La troisième version imprimée le 5 juin, était destinée à être affichée dans la ville après sa reddition, et répandue de là vers les tribus de l’intérieur pour les inviter à traiter et à se rallier: « Je vous assure sur mon honneur que j’exécuterai fidèlement toutes mes promesses. Votre pacha a encouru son châtiment... Je prends devant vous d’une manière solennelle l’engagement et vous promets d’une manière irrévocable et sans équivoque que vos mosquées, vos chapelles seront respectées, que votre culte sera toujours exercé librement, comme auparavant. Envoyez-nous vos parlementaires. Nous nous entendrons avec eux. Nous prions Dieu pour vivre en accord avec vous... Si vous voulez nous tenir tête, vous vous exposerez à des dangers incalculables. Ne vous exposez pas à notre fureur. Sachez, Seigneurs et amis, que le langage que je tiens est la pure vérité. C’est une promesse solennelle et irrévocable. »

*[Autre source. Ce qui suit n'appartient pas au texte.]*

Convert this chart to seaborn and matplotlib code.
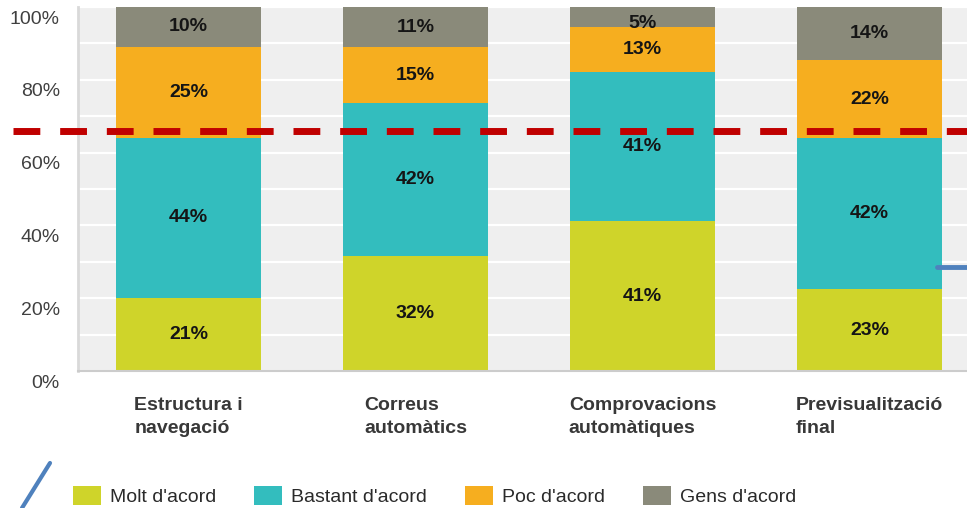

C’est, d’abord l’extrême solennité du serment et des engagements, jointe au ton catégorique de la menace d’extermination, qui rend ces proclamations si frappantes. Cependant, notre consul à Tunis, Mathieu de Lasseps, ne croyait guère à leurs effets. Les sachant ruse de guerre qui sera tôt ou tard démasquée, il était sans illusion et pensait que « l’armée française trouverait l’opposition de la plupart des classes et que leur soumission serait toujours précaire et suspecte. »
Mais comment les lecteurs algériens des proclamations auraient-ils soupçonné que leur auteur, le colonel de Clermont-Tonnerre, put être en même temps celui du projet de colonisation et de christianisation - on disait alors « civilisation » - de leur patrie?
Dans les jours mêmes où il faisait répandre la proclamation, Bourmont déclarait aux armateurs réunis à la Chambre de commerce de Marseille qu’il prenait possession d’Alger « pour en faire une colonie », Polignac parlait d’agrandissement de la France en Afrique, Charles X de croisade, et l’évêque de Marseille, devant les chefs de l’armée, « de ces lieux que Saint-Louis du haut du ciel, nous invite à conquérir pour y faire renaître l’église d’Afrique » dans les sueurs et dans le sang de ses martyrs.
Tout montre, au contraire, que les Algériens prirent ces proclamations au pied de la lettre. Ce n’était pas de la naïveté. Pourquoi supposer chez une « nation connue pour être magnanime et équitable », comme disait Hamdan, une telle félonie? Les kabyles écrivaient encore à Bugeaud en 1844: « N’étions-nous pas sensés croire qu’un tel chef ne nous tromperait pas? »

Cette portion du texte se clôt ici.